People v. Pulido
2017 IL App (3d) 150215
| Ill. App. Ct. | 2017Background
- On June 5, 2013 an undercover trooper received a tube of meth from defendant at the front of a tan Dodge minivan; no money exchanged and defendant was not detained. The trooper later provided vehicle/plate information to a narcotics task force.
- On June 11, 2013 state troopers, informed about a tan Dodge minivan with Washington plates possibly carrying narcotics, initiated a traffic stop for speeding after LIDAR showed defendant 7 mph over the limit.
- During the stop an officer deployed a narcotics detection dog (Rico) for a free-air sniff; Rico alerted on the driver’s side door, producing probable cause to search the vehicle on I-80.
- Officers conducted a roughly 15-minute hand search on the highway, found nothing, but nevertheless transported the vehicle and defendant to the Channahon police department where the dog again alerted and agents recovered meth taped in tubes from the air filter area; defendant signed a Spanish consent form at the station.
- Trial court denied suppression of the seized narcotics (but quashed the arrest and suppressed statements). A jury convicted defendant of possession with intent to deliver; he was sentenced to 15 years. On appeal the court reversed the conviction.
Issues
| Issue | Plaintiff's Argument | Defendant's Argument | Held |
|---|---|---|---|
| Was the traffic stop lawful at inception? | Stop was lawful because officer’s LIDAR read 7 mph over limit. | Stop unlawful if based on pretext or uncorroborated tip. | Stop lawful — LIDAR reading provided reasonable, articulable suspicion and lawful basis. |
| Did the canine sniff unreasonably prolong the stop? | Sniff occurred while officer was completing duties (LEADS check/warning); therefore timely. | Sniff impermissibly prolonged the stop beyond traffic-mission. | Sniff did not unreasonably prolong the stop; it occurred within the time to complete the stop’s mission. |
| Did Rico’s alert supply probable cause to search on I-80? | Positive alert by a trained dog provides probable cause; Rico had prior certification and training. | Dog unreliable (certification expired); State failed to prove accuracy. | Dog alert provided probable cause; training and certification history made Rico reliable enough. |
| Did officers have authority to relocate vehicle and perform second search at station? | Moving vehicle was justified for safety/weather and consent was given at station, so second search lawful. | Probable cause dissipated after a thorough hand search on I-80; relocation exceeded scope of consent and second consent was tainted by illegal conduct. | Probable cause dissipated after the fruitless hand search; moving the vehicle for a second search exceeded the scope of consent and was unlawful; second search suppressed. |
Key Cases Cited
- Florida v. Harris, 568 U.S. 237 (2013) (drug-dog alert evaluated under a flexible, common-sense probable-cause standard and certification/training records support reliability)
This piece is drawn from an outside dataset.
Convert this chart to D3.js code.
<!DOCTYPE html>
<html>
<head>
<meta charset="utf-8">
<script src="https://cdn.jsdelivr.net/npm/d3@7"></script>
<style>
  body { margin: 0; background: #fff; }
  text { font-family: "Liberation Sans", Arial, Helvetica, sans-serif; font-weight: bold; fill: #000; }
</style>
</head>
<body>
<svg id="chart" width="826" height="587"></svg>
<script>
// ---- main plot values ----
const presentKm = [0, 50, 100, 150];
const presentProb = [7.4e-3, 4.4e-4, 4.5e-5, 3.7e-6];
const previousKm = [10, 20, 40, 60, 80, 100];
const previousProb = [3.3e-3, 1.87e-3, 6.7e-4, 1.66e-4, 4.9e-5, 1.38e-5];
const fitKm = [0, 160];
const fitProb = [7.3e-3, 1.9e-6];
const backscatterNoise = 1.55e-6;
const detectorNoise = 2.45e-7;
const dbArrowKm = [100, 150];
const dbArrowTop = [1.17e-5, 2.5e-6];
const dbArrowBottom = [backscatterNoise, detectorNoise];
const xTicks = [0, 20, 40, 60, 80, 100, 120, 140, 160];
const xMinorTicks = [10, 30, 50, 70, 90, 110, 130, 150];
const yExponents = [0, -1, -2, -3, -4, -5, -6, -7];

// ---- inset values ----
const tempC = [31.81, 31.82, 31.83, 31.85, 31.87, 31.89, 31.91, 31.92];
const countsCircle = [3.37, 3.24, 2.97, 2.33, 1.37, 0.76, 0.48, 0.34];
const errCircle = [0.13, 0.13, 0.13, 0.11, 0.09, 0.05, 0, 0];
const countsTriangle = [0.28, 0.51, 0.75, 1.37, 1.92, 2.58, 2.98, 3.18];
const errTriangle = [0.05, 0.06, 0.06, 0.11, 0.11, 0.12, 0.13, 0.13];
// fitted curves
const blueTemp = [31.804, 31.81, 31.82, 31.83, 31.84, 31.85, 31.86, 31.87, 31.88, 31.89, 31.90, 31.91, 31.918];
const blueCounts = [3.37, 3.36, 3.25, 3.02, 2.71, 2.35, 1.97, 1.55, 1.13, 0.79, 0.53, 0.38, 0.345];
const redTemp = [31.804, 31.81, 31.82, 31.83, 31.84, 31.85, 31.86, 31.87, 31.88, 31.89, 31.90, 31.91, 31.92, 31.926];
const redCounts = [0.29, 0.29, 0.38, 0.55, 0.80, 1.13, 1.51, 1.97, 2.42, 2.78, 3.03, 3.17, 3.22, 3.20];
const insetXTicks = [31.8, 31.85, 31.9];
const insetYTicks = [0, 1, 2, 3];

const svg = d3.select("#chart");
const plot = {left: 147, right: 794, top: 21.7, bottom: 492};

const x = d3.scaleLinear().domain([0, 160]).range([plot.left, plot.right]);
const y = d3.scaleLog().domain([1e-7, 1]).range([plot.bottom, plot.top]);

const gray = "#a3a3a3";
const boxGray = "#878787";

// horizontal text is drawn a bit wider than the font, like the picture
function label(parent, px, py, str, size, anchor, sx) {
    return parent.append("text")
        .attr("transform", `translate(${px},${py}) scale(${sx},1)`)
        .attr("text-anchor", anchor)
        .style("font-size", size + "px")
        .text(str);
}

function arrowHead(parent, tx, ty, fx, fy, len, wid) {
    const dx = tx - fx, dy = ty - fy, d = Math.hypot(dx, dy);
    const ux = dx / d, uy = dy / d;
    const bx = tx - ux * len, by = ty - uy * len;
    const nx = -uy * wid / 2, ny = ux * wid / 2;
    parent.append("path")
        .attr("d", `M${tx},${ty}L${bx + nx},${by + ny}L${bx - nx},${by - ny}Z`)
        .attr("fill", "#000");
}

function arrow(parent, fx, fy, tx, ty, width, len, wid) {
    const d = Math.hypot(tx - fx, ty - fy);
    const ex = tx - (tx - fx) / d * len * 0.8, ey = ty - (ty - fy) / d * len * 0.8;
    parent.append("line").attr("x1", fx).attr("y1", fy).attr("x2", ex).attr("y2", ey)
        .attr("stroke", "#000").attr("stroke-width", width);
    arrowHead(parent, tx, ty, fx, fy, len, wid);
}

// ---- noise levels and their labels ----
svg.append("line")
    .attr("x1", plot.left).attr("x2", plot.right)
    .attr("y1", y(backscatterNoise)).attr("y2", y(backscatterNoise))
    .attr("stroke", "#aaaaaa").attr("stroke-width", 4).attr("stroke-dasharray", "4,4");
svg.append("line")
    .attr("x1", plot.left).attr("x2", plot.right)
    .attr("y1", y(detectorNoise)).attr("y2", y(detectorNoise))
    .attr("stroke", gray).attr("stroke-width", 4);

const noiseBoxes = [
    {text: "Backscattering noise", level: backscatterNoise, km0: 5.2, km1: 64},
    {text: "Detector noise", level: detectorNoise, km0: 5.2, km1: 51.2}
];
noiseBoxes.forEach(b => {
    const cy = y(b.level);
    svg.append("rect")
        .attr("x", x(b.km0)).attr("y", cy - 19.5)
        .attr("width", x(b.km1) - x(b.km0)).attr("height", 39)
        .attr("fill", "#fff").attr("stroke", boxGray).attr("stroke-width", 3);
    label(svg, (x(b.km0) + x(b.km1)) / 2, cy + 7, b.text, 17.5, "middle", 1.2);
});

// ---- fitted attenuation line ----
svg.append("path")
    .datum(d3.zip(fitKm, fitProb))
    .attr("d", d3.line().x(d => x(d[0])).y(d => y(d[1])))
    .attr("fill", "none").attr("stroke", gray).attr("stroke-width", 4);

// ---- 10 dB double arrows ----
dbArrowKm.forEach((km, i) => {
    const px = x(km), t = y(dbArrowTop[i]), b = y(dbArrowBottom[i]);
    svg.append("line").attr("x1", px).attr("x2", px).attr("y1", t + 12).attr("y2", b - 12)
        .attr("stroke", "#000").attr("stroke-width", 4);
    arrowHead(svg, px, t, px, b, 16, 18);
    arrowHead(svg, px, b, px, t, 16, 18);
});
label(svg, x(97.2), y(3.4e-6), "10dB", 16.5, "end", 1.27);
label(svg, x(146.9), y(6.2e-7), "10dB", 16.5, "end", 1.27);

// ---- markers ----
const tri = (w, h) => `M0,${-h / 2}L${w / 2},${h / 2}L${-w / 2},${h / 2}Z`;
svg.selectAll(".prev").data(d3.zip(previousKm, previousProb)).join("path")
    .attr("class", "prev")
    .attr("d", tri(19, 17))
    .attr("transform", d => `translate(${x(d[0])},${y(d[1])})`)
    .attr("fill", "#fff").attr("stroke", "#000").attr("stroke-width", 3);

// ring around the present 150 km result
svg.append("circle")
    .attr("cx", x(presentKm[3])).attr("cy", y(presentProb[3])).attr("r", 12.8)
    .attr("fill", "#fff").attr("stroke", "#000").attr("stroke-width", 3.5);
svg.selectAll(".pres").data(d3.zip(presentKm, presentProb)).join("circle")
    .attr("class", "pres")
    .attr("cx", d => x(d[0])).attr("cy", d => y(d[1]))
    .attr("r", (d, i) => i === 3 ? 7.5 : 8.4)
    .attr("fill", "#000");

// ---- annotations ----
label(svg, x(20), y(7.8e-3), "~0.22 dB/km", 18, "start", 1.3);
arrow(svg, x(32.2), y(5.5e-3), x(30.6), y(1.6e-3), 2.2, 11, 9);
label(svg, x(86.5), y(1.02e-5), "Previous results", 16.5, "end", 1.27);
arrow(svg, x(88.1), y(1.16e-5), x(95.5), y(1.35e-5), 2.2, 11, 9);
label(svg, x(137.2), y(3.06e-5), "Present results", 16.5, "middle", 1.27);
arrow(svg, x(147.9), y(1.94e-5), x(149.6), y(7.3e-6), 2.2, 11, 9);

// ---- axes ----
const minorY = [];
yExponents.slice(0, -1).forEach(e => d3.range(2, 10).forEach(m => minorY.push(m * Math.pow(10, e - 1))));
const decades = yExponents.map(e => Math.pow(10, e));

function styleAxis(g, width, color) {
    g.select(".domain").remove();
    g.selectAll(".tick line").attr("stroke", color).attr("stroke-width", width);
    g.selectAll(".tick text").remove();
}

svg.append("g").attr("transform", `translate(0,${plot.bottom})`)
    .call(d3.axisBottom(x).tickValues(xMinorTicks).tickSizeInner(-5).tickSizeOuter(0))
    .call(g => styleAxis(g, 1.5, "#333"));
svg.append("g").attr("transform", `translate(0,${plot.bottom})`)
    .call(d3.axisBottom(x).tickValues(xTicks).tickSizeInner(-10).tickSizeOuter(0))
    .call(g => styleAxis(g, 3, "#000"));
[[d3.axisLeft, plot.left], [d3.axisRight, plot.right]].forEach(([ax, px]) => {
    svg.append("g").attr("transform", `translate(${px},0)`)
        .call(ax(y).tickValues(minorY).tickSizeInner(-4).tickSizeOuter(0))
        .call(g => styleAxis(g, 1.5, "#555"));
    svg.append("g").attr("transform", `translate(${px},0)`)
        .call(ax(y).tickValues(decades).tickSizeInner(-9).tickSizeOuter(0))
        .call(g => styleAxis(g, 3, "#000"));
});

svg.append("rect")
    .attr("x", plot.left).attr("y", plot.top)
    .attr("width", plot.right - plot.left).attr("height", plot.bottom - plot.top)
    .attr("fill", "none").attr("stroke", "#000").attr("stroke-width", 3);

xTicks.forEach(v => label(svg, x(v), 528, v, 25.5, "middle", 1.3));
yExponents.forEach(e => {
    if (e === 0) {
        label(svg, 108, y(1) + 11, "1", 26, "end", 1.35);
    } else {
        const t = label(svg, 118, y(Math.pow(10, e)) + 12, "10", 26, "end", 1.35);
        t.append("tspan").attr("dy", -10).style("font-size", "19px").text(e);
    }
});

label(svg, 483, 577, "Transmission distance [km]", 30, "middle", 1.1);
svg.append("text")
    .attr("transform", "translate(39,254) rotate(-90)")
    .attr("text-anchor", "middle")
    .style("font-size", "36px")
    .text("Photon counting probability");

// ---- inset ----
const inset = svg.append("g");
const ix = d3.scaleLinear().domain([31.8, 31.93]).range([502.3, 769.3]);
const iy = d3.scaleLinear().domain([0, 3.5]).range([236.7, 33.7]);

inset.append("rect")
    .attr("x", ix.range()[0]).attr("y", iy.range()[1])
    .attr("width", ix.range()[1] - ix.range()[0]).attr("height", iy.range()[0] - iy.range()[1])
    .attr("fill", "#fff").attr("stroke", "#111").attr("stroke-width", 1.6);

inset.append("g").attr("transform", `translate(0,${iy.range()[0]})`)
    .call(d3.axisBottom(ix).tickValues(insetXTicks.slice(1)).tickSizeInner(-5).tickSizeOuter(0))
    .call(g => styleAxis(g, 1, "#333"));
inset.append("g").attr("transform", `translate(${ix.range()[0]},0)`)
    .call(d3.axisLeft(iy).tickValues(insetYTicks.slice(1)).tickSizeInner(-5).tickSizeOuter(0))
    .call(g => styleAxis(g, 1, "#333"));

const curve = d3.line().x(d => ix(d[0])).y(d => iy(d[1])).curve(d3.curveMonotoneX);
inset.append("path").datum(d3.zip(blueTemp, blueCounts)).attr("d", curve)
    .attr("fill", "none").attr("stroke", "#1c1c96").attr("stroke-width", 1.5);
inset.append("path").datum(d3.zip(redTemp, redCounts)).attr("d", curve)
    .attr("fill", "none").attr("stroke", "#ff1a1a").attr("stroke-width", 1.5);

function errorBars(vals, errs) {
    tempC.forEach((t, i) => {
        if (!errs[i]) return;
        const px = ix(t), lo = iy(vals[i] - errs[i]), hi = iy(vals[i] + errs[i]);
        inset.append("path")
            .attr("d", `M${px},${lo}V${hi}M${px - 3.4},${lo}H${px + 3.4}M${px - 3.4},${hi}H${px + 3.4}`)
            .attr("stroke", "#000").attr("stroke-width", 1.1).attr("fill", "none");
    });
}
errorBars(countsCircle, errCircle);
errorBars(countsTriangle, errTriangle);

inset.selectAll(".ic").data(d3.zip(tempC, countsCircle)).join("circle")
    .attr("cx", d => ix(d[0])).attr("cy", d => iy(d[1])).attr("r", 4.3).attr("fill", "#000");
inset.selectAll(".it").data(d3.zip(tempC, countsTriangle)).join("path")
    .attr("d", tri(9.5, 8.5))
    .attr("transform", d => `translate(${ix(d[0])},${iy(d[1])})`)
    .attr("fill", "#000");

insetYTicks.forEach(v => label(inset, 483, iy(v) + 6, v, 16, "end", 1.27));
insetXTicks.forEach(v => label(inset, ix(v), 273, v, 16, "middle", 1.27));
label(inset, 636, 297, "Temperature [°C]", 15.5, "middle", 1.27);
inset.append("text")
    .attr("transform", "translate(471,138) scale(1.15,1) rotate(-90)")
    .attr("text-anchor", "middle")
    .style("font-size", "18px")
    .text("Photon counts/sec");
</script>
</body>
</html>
- Illinois v. Caballes, 543 U.S. 405 (2005) (a suspicionless canine sniff during a lawful traffic stop does not violate the Fourth Amendment if it does not unreasonably prolong the stop)
- Terry v. Ohio, 392 U.S. 1 (1968) (establishes two-prong test for investigatory stops: justification at inception and scope/duration reasonably related to circumstances)
- Whren v. United States, 517 U.S. 806 (1996) (traffic stops supported by probable cause for a traffic violation are reasonable under the Fourth Amendment)
- Florida v. Royer, 460 U.S. 491 (1983) (investigative stops must end once reasonable suspicion or probable cause dissipates)
- People v. Jones, 215 Ill. 2d 261 (Ill. 2005) (traffic stop reasonableness in Illinois; discusses limits on searches incident to stops)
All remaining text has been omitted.